Some of Denver’s most vulnerable homeless individuals are on a path to stability with the opening of Sanderson Apartments in September.
Developed by the Mental Health Center of Denver (MHCD), a nonprofit community mental health center that has been providing housing and services for over 25 years, the permanent supportive housing project includes 60 one-bedroom furnished apartments and wraparound services.
“What we know is that there’s an estimated 3,300 homeless in Denver every night. So opening up 60 more apartments doesn’t solve that problem, but it helps,” says Oriana Sanchez, MHCD’s director of real estate and facilities.
An important component to making Sanderson Apartments a reality has been funding through the city and county of Denver’s social impact bond, which uses funds from lenders to provide housing and supportive case management services for at least 250 homeless individuals who frequently use the city’s costly criminal justice system and emergency rooms.
Launched in February 2016, the pay-for-performance model drives resources to stable housing and supportive services for the chronically homeless, many of whom struggle with mental health or substance abuse issues.
To deal with those issues and help residents regain their independence, Sanderson Apartments has a robust services team with case managers, peer specialists, a nurse practitioner, a psychiatrist, vocational counselors, residential counselors, and safety officers that are available or on site.
The development team pushed the envelope by designing half of the project as common areas, or engagement space, and the remainder as apartment space.
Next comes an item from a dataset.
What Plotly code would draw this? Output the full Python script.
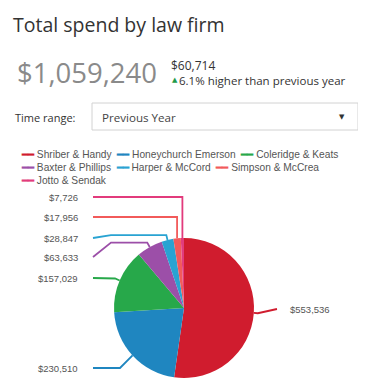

This allows ample opportunity for residents to interact with one another as well as the residential team and case managers, says Sanchez.
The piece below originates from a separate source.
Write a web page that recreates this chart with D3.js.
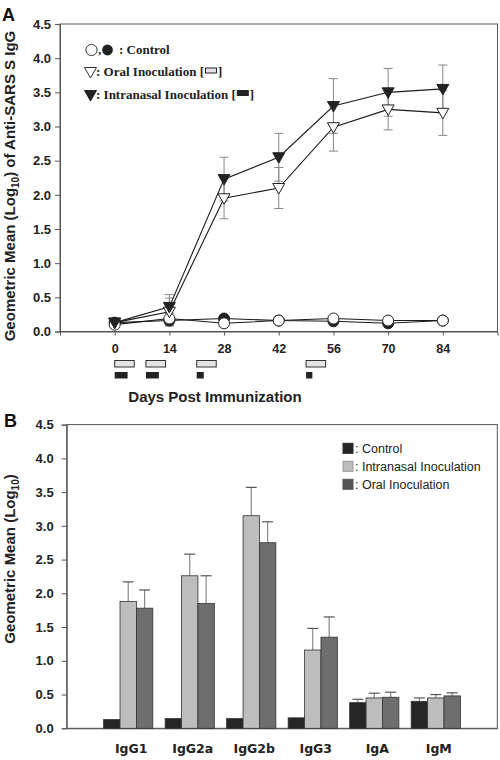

Amenities include a library, a wellness room, a community room with a TV and a full kitchen, art space, courtyards, and a community garden.
The development is also one of the first buildings in the nation to be built from the ground up using the principles of trauma-informed design.
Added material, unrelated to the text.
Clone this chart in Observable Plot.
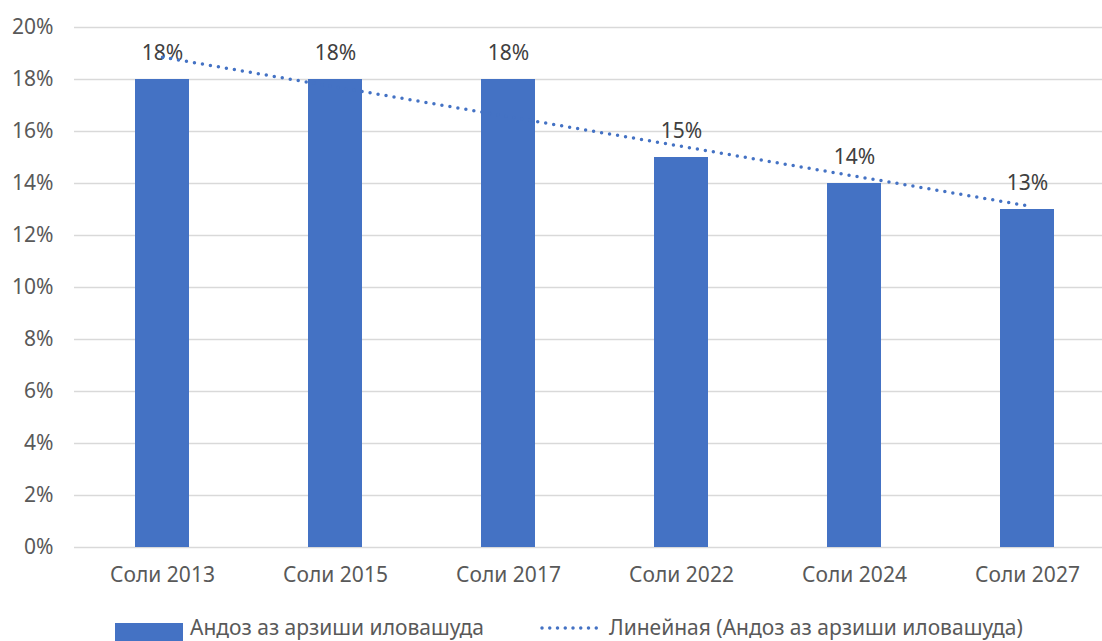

“We know upward of 95% of residents will have experienced trauma somewhere along the way in their lives. Trying to design in a way that doesn’t retraumatize people was extremely important,” says Sanchez. “What we did was take the philosophy of providing trauma-informed care and put it into design.”
Trauma-informed design elements include open and safe spaces, natural light, an open stairwell, and wider hallways so residents don’t feel confined.
In addition to the social impact bonds, the $15.7 million development was financed with low-income housing tax credits allocated by the Colorado Housing and Finance Authority, with Enterprise Community Investment as the equity syndicator and American Express as the investor. It also received HOME funds from the city, a housing development grant from the Colorado Division of Housing, and a loan from the Colorado Housing Investment Fund. MHCD contributed the land for the development.
All of the units also have project-based Sec. 8 through the Colorado Division of Housing and the Denver Housing Authority so residents pay no more than 30% of their income on rent.
Additional partners on the development include financial consultant S.B. Clark Cos., development consultant SCB Consulting, architect Davis Partnership Architects, and general contractor Deneuve Construction Services.